En el centro del salón principal, el anfitrión agitaba un expresso con hielo y Tía María y miraba concentrado el vórtice que se formaba en su vaso, preso de la insoportable vulgaridad de sentirse en un torbellino de emociones que nadie estaba dispuesto a presenciar.

Y sólo la música acompañaba su vaivén mientras decenas de invitados caían sobre los matorrales del jardín en arriesgados picados y saltos del ángel con limitado éxito.

Un pronto levantar la vista: la certeza de ser el hazmerreir general y un acompasado movimiento de cintura en un cuerpo que comenzaba a sentir la vocación de bailarín solitario.
¡A lo mejor la velada acababa de empezar!

Un chasqueo de dedos a la banda, la copa de trago y un par de vueltas hasta el mueble bar. Relajadas las formas tras aflojarse la corbata cambió la copa por la botella de möet chandon.
Un sonoro pum espumoso inauguró una época sin brindis, y alzando la botella al cielo, lo celebró.

Saltitos entregados por el pasillo de motivos orientales a ritmo de swing, pudo ver como los últimos rezagados le miraban aterrorizados, justo antes de lanzarse por la escalinata presos del pánico y estrellándose contra el marmol peruano del primer piso.

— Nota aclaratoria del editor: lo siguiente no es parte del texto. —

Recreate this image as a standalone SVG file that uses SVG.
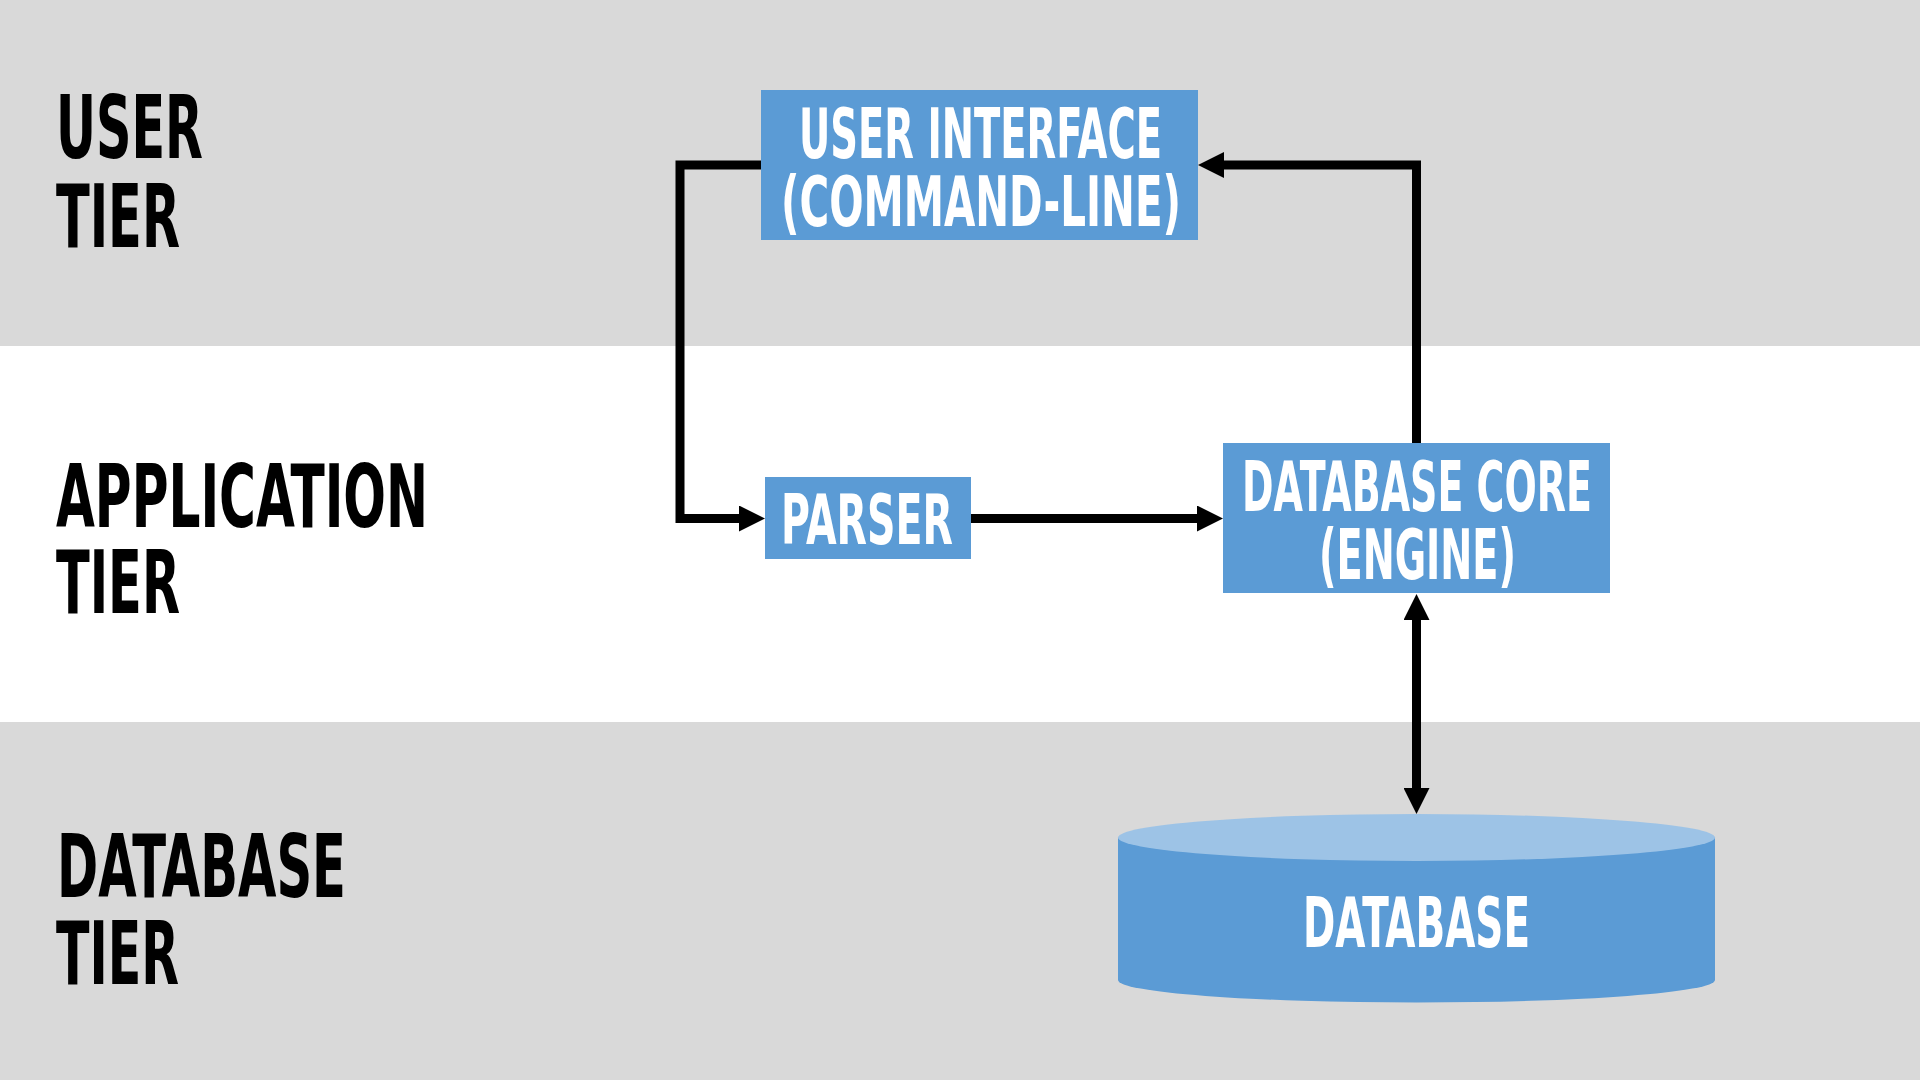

El griterío de pánico era ensordecedor. Algunos supervivientes se avalanzaban sobre el armero de la entrada, sacando carabinas y pistolas ya cargadas.
Pero cuando el dueño llegó abajo deslizándose por la barandilla, la mayoría de ellos desertó dejando caer las armas al suelo, suplicando entre chillidos por su vida.

Sólo uno permaneció allí; paralizado por el terror sujetaba una vieja escopeta de caza, algo que no suponía ningún tipo de defensa contra aquello que se le echaba encima en un zigzag propio del bebop.

"La vida es un chiste, nada serio que salvar de los gusanos; el amor no se está quieto y la humanidad sí que es fea", cantó mientras se acercaba moviendo los hombros y los pies; que aún se movían un poco después de que la escopeta se disparase y le volara la cabeza.
Era el fin de la fiesta.
Y aunque todos la recordarían, nadie hablará de ella jamás; es de mala educación hacerse a la idea de que tarde o temprano ocurren cosas importantes por poco que nos importe.